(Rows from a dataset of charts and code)
## Begin
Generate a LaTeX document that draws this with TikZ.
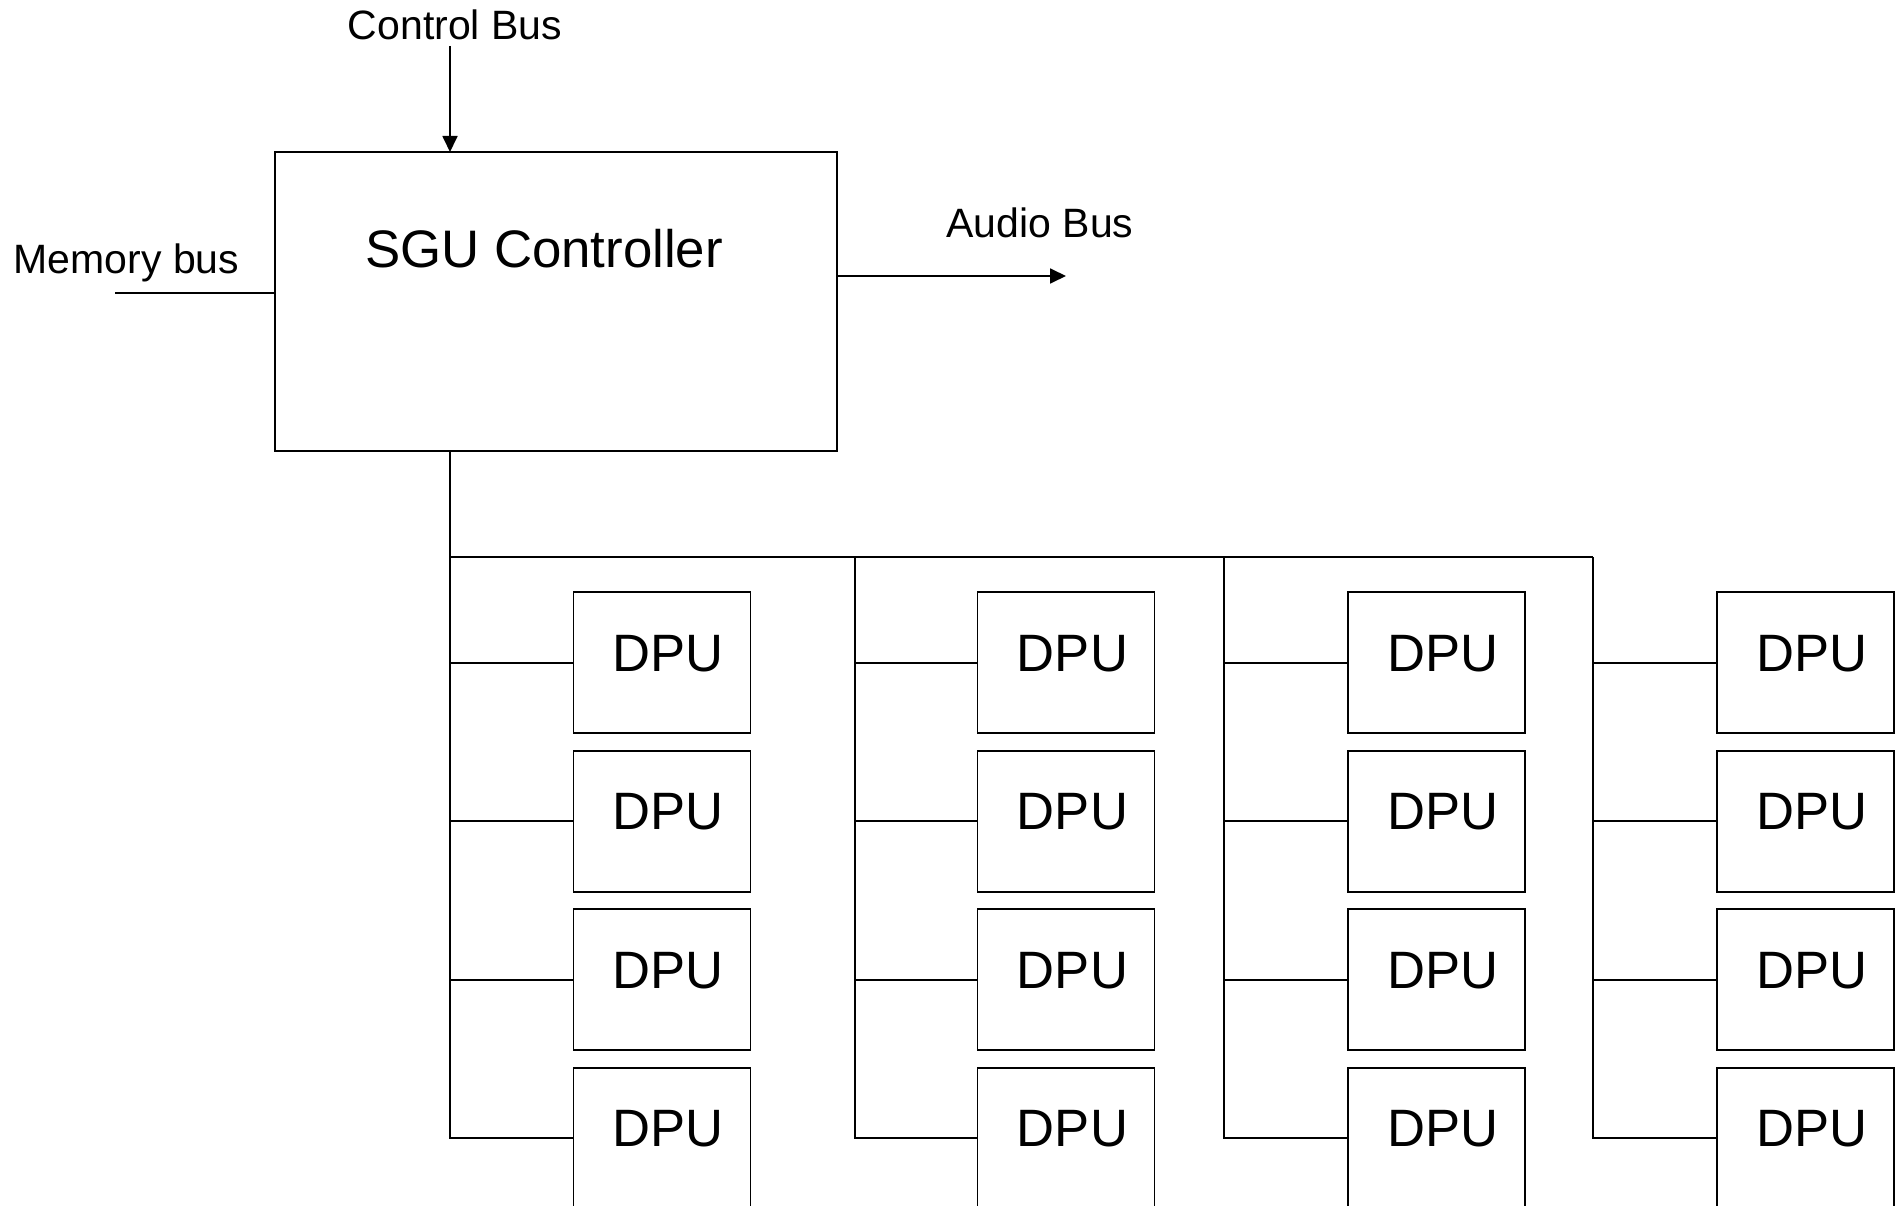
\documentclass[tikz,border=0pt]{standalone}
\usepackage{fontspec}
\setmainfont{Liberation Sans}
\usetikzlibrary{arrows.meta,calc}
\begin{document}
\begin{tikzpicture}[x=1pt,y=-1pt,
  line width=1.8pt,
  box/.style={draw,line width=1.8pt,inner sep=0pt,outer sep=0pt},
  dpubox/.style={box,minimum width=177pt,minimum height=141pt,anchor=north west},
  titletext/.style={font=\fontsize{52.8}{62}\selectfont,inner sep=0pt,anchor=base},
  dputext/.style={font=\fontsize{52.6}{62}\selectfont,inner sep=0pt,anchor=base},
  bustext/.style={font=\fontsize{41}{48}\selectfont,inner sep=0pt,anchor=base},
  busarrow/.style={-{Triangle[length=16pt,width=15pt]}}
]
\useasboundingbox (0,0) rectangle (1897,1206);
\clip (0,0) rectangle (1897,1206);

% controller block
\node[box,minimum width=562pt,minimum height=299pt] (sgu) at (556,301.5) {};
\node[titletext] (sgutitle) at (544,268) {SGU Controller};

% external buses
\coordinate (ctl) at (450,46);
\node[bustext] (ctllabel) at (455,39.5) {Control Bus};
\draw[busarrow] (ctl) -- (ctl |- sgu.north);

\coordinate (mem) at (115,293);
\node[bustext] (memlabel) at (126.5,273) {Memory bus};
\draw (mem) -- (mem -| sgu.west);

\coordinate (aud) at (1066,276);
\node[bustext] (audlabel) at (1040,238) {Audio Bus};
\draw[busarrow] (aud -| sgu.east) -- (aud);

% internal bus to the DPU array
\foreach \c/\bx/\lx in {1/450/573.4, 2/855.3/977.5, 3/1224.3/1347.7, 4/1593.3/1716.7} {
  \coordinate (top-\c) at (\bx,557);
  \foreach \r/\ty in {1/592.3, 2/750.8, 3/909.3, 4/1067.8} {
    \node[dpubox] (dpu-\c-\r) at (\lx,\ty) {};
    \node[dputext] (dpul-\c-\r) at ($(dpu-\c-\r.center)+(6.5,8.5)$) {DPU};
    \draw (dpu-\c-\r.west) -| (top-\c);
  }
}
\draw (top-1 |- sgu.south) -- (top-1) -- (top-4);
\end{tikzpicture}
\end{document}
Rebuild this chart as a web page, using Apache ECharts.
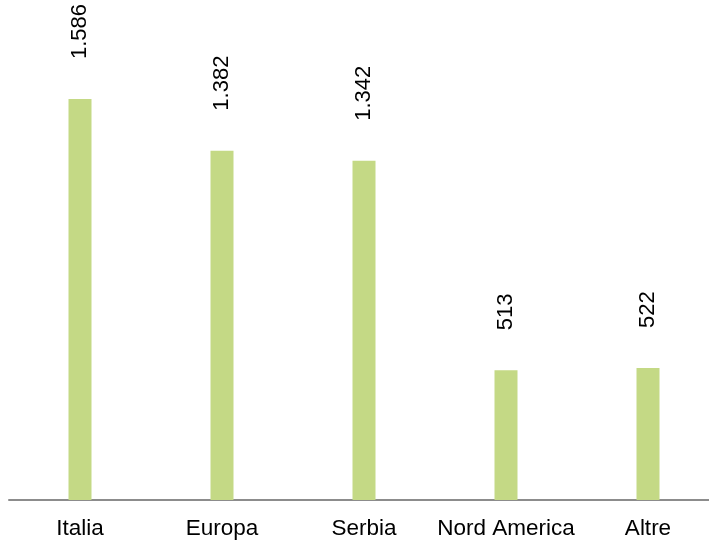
## End
Filter the listing above for the string "this" and copy every matching line.

*Exercise solution*.
Generate a LaTeX document that draws this with TikZ.
Rebuild this chart as a web page, using Apache ECharts.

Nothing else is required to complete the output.